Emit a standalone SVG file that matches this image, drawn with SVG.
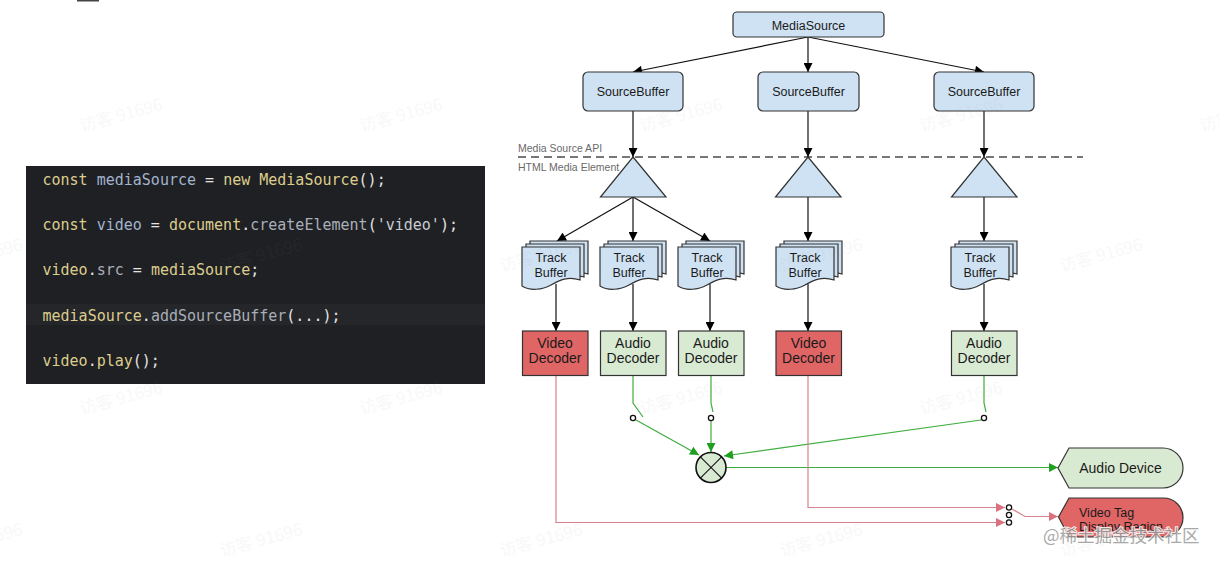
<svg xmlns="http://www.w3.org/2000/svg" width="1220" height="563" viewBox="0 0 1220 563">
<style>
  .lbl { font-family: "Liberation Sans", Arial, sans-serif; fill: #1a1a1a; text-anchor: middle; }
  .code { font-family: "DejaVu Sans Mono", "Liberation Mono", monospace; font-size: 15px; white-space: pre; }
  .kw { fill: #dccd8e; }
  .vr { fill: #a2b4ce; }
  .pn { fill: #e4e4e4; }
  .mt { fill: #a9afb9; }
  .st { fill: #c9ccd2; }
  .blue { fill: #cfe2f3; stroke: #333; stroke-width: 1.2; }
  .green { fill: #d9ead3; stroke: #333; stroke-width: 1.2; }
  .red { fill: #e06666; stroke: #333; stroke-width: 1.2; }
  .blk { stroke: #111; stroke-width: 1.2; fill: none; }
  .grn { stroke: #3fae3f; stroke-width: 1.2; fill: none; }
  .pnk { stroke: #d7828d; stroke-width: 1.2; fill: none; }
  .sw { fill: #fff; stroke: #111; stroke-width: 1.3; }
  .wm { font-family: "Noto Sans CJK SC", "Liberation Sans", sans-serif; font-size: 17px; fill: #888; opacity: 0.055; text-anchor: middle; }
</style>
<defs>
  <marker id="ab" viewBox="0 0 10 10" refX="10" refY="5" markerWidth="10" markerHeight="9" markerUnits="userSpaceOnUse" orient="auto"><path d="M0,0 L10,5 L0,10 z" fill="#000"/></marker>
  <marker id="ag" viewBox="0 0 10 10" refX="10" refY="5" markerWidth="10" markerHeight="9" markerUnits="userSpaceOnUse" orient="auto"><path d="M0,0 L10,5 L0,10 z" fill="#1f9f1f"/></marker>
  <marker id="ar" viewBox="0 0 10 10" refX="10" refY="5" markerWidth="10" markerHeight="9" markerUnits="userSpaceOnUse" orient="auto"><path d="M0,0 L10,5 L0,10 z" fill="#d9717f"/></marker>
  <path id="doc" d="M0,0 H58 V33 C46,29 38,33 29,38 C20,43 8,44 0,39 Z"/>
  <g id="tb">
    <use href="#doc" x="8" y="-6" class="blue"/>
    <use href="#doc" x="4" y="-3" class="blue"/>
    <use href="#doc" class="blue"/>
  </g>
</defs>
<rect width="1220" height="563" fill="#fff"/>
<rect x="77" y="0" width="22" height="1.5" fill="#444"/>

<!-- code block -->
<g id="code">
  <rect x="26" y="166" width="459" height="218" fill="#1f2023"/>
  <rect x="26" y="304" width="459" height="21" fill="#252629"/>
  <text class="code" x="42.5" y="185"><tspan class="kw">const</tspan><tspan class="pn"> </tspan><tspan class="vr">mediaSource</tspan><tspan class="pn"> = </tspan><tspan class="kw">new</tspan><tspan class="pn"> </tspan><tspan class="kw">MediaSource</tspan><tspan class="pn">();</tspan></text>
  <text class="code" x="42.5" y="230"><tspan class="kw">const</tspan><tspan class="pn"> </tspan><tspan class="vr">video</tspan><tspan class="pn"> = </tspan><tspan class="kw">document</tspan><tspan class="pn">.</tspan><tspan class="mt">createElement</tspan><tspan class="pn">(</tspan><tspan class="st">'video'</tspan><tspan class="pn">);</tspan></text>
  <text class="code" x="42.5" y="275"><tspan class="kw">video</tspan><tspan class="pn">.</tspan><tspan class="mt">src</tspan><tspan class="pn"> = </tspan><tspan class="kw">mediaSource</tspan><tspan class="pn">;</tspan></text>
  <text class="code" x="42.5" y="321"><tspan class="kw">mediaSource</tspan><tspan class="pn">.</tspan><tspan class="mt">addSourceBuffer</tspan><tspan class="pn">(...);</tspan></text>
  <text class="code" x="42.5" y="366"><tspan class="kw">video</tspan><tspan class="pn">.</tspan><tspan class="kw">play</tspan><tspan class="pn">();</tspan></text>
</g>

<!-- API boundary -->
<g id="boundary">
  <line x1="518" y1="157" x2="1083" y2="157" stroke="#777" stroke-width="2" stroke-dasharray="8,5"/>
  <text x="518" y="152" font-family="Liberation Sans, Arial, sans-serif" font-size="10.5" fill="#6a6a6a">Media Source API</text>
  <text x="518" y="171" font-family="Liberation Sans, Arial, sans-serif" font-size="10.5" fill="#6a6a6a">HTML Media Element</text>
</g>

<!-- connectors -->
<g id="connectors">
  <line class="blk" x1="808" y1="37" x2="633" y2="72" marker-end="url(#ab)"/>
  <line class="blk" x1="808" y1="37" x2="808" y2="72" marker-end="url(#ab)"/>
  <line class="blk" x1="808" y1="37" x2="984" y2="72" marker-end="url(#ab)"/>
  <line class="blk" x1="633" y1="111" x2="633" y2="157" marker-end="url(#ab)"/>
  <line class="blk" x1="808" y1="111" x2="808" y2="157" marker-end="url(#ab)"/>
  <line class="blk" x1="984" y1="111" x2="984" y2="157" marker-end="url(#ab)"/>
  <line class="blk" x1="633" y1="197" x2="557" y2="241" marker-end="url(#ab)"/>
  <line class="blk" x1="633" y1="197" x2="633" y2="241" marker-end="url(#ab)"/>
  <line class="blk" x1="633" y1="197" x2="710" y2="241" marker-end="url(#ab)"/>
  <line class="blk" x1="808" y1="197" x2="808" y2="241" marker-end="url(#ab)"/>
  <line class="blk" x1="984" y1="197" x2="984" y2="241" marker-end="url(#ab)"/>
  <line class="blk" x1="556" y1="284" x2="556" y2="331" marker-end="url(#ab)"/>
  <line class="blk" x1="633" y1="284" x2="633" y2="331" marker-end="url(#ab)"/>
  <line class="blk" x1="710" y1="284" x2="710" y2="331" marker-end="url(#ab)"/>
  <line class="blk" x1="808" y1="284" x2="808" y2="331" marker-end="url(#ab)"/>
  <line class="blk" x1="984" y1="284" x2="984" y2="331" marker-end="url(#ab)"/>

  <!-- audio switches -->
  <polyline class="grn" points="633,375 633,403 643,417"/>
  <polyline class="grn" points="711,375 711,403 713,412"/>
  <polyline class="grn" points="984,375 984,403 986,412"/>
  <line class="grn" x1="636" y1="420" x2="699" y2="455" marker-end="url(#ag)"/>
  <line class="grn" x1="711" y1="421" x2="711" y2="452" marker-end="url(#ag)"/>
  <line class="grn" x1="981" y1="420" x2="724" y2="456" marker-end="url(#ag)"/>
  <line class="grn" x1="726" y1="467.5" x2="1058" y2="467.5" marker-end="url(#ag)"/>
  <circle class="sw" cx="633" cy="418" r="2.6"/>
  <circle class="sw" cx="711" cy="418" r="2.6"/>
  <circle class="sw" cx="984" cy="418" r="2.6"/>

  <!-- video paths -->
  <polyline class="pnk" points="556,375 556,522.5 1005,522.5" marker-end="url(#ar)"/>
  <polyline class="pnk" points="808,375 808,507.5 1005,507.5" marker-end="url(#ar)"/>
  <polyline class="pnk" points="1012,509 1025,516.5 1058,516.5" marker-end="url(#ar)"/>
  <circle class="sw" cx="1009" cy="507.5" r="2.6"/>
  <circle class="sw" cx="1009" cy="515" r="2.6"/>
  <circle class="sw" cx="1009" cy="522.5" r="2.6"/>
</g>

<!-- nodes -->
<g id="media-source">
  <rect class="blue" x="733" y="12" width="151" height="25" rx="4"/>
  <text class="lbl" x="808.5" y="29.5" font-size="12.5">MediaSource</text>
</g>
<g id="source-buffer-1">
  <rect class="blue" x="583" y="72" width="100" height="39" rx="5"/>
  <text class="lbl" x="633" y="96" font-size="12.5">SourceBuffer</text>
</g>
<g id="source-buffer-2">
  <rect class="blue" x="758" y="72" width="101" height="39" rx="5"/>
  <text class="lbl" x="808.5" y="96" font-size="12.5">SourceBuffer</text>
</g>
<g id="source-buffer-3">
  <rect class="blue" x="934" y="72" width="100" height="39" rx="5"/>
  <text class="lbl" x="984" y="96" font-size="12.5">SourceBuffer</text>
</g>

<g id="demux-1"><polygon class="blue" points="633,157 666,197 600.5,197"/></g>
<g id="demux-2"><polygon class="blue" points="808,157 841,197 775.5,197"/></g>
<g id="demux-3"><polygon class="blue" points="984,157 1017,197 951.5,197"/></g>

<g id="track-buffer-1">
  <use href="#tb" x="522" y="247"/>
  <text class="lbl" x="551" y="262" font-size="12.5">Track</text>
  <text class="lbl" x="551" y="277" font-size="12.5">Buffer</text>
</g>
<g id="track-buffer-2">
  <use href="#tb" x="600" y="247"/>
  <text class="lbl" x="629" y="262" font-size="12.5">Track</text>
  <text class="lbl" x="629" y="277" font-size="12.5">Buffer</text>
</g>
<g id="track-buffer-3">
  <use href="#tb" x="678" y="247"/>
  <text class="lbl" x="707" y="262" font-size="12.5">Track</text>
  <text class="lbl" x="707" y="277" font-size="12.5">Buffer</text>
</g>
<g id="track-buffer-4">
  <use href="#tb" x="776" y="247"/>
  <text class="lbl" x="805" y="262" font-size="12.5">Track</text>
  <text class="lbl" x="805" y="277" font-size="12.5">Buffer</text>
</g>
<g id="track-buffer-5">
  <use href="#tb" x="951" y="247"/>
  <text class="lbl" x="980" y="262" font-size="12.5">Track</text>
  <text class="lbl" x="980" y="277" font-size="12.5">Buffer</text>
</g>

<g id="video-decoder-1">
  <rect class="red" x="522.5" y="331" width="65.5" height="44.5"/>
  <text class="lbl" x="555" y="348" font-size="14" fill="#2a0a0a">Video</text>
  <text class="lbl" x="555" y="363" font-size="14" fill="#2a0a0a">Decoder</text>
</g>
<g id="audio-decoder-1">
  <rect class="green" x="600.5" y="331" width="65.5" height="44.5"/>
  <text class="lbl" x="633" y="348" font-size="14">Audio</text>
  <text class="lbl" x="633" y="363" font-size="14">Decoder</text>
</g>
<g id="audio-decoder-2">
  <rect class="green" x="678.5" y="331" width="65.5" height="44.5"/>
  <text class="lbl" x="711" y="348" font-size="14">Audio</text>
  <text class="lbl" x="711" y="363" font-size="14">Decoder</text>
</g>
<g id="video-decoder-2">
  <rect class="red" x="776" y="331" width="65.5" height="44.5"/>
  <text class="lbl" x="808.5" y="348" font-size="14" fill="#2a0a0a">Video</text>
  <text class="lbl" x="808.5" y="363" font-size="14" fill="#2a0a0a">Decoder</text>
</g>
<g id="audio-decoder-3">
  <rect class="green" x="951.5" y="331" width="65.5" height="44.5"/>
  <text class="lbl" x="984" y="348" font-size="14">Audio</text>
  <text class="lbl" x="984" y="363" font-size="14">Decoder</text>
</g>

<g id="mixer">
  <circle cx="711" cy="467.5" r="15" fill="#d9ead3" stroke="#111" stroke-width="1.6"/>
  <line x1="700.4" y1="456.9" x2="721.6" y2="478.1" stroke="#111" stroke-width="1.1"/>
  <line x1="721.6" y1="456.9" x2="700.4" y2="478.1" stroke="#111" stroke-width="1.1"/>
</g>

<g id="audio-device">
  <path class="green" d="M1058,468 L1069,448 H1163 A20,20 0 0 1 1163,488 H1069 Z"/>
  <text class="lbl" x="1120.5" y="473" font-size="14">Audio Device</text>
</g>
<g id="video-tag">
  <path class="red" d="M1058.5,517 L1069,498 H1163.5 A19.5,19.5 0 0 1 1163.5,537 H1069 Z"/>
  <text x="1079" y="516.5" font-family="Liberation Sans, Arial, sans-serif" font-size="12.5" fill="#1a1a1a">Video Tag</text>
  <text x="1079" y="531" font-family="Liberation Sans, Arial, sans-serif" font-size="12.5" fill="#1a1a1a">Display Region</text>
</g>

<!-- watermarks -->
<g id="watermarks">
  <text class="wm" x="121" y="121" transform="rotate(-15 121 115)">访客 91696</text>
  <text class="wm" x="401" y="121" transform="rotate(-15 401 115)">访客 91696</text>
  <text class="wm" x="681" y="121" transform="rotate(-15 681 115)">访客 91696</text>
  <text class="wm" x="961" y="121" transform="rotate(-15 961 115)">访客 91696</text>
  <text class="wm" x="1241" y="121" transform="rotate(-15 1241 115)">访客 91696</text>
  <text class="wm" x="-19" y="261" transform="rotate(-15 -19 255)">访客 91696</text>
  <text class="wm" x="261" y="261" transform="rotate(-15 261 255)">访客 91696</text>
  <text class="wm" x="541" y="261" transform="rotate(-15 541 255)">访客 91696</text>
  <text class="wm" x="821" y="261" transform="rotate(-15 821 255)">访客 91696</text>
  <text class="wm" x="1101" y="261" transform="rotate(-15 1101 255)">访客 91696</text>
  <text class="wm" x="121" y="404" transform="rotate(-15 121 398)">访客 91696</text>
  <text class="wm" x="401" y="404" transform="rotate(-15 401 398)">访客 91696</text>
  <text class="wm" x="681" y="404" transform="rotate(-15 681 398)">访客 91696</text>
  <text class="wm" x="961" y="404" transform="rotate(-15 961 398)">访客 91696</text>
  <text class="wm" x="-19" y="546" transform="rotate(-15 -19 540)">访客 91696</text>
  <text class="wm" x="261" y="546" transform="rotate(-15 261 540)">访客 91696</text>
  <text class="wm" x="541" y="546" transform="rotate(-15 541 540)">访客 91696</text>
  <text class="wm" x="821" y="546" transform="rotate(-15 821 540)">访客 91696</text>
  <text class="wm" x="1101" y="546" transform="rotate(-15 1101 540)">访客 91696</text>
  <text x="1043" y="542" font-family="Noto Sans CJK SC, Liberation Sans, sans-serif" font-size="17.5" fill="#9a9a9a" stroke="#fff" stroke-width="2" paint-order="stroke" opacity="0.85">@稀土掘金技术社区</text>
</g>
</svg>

======

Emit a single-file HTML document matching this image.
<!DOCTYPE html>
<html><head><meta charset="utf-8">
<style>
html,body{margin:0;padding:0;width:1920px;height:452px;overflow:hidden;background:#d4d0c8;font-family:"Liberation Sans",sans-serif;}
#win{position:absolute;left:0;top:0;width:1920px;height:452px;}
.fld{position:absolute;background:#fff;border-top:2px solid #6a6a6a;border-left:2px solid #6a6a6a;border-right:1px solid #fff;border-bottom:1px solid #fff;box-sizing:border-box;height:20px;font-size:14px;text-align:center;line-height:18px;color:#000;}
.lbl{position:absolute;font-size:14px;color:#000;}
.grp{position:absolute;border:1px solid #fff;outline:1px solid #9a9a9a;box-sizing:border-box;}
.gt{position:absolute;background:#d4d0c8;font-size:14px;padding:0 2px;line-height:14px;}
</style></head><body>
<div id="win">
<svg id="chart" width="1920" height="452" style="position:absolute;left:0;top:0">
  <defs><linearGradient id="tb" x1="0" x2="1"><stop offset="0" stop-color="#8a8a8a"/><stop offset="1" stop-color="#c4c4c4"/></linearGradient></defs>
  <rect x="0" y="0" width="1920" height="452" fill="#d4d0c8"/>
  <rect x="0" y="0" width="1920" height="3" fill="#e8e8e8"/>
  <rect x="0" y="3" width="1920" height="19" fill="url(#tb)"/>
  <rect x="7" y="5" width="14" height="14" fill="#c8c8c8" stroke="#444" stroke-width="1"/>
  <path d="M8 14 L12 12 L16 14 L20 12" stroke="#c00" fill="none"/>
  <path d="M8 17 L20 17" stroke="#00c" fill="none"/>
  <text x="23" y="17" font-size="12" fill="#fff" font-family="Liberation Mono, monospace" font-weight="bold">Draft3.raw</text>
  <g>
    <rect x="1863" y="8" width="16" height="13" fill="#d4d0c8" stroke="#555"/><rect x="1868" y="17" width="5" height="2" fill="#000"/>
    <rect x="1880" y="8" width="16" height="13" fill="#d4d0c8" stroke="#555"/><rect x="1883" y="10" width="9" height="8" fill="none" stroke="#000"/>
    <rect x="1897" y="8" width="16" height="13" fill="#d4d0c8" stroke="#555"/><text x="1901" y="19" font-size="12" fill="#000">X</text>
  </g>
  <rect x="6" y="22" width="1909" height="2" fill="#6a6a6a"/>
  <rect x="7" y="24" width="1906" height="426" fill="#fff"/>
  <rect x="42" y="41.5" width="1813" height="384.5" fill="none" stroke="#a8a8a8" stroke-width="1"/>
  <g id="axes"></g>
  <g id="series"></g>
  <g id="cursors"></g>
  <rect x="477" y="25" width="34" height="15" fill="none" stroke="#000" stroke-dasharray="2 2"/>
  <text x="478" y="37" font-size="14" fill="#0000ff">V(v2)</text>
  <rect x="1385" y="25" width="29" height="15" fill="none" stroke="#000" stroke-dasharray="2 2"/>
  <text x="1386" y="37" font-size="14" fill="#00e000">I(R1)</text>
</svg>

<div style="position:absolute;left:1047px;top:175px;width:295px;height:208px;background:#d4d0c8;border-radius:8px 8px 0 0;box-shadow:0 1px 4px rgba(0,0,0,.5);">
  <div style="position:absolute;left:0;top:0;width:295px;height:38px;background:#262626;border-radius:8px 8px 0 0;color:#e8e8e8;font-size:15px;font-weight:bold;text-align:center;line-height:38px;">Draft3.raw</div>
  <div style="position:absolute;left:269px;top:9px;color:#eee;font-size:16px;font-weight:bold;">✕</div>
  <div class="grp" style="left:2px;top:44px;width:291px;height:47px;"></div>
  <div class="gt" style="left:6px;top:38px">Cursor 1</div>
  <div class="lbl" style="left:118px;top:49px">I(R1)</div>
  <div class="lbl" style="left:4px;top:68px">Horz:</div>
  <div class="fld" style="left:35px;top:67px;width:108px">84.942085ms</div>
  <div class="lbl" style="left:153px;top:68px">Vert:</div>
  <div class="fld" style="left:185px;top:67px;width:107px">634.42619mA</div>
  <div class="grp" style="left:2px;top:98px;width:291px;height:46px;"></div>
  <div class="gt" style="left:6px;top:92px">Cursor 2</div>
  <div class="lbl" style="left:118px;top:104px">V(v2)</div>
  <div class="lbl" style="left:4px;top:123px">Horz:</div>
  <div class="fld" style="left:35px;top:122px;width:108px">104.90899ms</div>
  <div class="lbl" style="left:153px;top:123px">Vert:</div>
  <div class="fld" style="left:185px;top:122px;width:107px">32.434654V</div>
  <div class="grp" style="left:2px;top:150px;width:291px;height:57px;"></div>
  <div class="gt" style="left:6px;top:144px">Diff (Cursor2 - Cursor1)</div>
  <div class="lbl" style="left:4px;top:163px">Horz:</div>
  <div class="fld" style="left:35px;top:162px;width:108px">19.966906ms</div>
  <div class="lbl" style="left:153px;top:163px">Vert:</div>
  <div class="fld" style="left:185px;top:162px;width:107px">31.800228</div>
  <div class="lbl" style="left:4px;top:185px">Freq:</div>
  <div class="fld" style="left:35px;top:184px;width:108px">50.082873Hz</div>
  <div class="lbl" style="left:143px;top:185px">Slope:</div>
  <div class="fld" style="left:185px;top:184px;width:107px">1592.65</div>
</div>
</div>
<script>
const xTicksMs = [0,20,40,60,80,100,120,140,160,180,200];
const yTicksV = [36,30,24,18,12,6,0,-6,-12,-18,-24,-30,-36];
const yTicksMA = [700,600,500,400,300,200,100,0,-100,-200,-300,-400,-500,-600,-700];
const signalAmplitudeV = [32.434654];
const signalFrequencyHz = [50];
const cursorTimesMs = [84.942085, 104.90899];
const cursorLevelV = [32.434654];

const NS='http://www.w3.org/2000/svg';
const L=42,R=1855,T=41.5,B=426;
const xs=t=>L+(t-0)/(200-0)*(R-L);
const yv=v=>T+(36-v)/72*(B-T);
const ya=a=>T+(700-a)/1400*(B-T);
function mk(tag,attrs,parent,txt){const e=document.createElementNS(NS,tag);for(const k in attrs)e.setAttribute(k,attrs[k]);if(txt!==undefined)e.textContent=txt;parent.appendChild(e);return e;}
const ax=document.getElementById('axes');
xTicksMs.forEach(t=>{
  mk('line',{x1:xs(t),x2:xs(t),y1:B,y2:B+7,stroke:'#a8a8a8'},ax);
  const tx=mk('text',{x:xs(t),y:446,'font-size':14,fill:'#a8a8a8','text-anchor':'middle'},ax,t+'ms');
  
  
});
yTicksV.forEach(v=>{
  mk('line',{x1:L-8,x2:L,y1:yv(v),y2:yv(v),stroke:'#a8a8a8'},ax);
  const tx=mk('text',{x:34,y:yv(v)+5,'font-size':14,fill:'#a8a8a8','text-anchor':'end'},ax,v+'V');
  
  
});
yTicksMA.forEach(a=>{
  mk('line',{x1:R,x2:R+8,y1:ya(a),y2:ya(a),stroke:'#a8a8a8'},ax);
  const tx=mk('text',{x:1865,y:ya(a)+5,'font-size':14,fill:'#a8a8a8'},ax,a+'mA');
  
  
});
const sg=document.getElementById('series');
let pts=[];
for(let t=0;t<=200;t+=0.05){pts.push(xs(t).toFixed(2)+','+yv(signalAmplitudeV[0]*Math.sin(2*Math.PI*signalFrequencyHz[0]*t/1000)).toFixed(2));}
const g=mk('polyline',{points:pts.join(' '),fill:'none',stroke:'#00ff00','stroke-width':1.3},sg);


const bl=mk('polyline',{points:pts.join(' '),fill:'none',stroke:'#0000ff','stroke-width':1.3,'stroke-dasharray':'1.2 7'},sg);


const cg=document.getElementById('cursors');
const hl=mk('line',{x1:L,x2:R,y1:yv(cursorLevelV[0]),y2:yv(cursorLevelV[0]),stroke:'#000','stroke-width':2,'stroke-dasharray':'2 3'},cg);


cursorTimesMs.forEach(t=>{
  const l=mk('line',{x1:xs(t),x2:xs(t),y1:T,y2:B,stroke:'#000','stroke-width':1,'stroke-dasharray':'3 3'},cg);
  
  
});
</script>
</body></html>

======

TASK — Where does the word "file" appear in the listing? List each line that holds it.

TASK RESPONSE —
Emit a standalone SVG file that matches this image, drawn with SVG.
Emit a single-file HTML document matching this image.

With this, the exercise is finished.